▶ **Work to do**
Below you will find a set of lines. Repeat them all exactly.

▶ **Records for this task**
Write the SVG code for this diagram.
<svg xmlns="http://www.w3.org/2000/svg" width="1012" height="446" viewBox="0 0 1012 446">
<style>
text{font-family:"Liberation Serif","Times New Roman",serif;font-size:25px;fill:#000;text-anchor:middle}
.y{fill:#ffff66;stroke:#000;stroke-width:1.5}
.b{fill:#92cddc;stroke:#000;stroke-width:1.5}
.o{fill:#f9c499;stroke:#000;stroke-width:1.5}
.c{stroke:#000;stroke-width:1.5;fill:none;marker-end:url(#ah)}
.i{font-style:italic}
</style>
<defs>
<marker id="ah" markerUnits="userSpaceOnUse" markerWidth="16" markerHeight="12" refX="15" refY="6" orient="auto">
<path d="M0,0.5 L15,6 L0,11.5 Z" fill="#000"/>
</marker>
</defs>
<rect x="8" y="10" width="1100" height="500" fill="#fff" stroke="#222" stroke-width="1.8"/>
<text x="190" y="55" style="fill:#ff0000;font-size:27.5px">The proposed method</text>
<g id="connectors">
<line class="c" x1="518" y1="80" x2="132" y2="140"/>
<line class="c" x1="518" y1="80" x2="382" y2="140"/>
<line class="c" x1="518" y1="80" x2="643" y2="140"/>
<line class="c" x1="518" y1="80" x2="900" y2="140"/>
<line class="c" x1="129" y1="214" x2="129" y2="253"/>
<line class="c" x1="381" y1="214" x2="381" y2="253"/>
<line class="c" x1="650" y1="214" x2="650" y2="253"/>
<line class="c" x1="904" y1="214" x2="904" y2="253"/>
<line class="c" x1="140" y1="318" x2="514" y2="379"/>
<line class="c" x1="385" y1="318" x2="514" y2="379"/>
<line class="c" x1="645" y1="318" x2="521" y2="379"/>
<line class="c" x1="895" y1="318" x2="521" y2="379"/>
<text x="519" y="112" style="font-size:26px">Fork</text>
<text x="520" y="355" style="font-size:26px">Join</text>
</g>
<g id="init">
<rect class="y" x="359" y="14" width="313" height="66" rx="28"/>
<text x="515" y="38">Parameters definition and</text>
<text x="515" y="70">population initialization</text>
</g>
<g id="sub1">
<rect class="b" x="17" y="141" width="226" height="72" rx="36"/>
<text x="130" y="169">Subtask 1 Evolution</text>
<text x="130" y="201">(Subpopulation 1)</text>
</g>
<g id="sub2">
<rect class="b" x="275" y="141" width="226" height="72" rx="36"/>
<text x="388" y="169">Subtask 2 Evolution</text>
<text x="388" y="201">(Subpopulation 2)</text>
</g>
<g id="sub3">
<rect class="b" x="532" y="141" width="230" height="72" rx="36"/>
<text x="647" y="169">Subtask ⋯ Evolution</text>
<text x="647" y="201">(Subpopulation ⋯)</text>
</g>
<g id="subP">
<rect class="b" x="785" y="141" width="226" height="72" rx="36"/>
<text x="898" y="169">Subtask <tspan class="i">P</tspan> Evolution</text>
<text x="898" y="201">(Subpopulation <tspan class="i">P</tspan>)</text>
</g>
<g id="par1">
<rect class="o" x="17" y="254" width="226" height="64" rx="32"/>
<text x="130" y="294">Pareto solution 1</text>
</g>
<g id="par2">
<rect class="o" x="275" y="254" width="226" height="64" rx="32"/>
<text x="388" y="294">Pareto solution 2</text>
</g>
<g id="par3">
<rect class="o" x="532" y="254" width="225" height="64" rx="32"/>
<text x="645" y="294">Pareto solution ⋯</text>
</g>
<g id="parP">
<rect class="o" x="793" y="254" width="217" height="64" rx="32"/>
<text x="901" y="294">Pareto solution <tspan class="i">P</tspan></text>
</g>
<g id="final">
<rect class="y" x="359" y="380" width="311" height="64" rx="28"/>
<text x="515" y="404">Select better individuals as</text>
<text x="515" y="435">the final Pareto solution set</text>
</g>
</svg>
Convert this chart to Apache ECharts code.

▶ **Exercise answer**
Write the SVG code for this diagram.
<svg xmlns="http://www.w3.org/2000/svg" width="1012" height="446" viewBox="0 0 1012 446">
<style>
text{font-family:"Liberation Serif","Times New Roman",serif;font-size:25px;fill:#000;text-anchor:middle}
.y{fill:#ffff66;stroke:#000;stroke-width:1.5}
.b{fill:#92cddc;stroke:#000;stroke-width:1.5}
.o{fill:#f9c499;stroke:#000;stroke-width:1.5}
.c{stroke:#000;stroke-width:1.5;fill:none;marker-end:url(#ah)}
.i{font-style:italic}
</style>
<defs>
<marker id="ah" markerUnits="userSpaceOnUse" markerWidth="16" markerHeight="12" refX="15" refY="6" orient="auto">
<path d="M0,0.5 L15,6 L0,11.5 Z" fill="#000"/>
</marker>
</defs>
<rect x="8" y="10" width="1100" height="500" fill="#fff" stroke="#222" stroke-width="1.8"/>
<text x="190" y="55" style="fill:#ff0000;font-size:27.5px">The proposed method</text>
<g id="connectors">
<line class="c" x1="518" y1="80" x2="132" y2="140"/>
<line class="c" x1="518" y1="80" x2="382" y2="140"/>
<line class="c" x1="518" y1="80" x2="643" y2="140"/>
<line class="c" x1="518" y1="80" x2="900" y2="140"/>
<line class="c" x1="129" y1="214" x2="129" y2="253"/>
<line class="c" x1="381" y1="214" x2="381" y2="253"/>
<line class="c" x1="650" y1="214" x2="650" y2="253"/>
<line class="c" x1="904" y1="214" x2="904" y2="253"/>
<line class="c" x1="140" y1="318" x2="514" y2="379"/>
<line class="c" x1="385" y1="318" x2="514" y2="379"/>
<line class="c" x1="645" y1="318" x2="521" y2="379"/>
<line class="c" x1="895" y1="318" x2="521" y2="379"/>
<text x="519" y="112" style="font-size:26px">Fork</text>
<text x="520" y="355" style="font-size:26px">Join</text>
</g>
<g id="init">
<rect class="y" x="359" y="14" width="313" height="66" rx="28"/>
<text x="515" y="38">Parameters definition and</text>
<text x="515" y="70">population initialization</text>
</g>
<g id="sub1">
<rect class="b" x="17" y="141" width="226" height="72" rx="36"/>
<text x="130" y="169">Subtask 1 Evolution</text>
<text x="130" y="201">(Subpopulation 1)</text>
</g>
<g id="sub2">
<rect class="b" x="275" y="141" width="226" height="72" rx="36"/>
<text x="388" y="169">Subtask 2 Evolution</text>
<text x="388" y="201">(Subpopulation 2)</text>
</g>
<g id="sub3">
<rect class="b" x="532" y="141" width="230" height="72" rx="36"/>
<text x="647" y="169">Subtask ⋯ Evolution</text>
<text x="647" y="201">(Subpopulation ⋯)</text>
</g>
<g id="subP">
<rect class="b" x="785" y="141" width="226" height="72" rx="36"/>
<text x="898" y="169">Subtask <tspan class="i">P</tspan> Evolution</text>
<text x="898" y="201">(Subpopulation <tspan class="i">P</tspan>)</text>
</g>
<g id="par1">
<rect class="o" x="17" y="254" width="226" height="64" rx="32"/>
<text x="130" y="294">Pareto solution 1</text>
</g>
<g id="par2">
<rect class="o" x="275" y="254" width="226" height="64" rx="32"/>
<text x="388" y="294">Pareto solution 2</text>
</g>
<g id="par3">
<rect class="o" x="532" y="254" width="225" height="64" rx="32"/>
<text x="645" y="294">Pareto solution ⋯</text>
</g>
<g id="parP">
<rect class="o" x="793" y="254" width="217" height="64" rx="32"/>
<text x="901" y="294">Pareto solution <tspan class="i">P</tspan></text>
</g>
<g id="final">
<rect class="y" x="359" y="380" width="311" height="64" rx="28"/>
<text x="515" y="404">Select better individuals as</text>
<text x="515" y="435">the final Pareto solution set</text>
</g>
</svg>
Convert this chart to Apache ECharts code.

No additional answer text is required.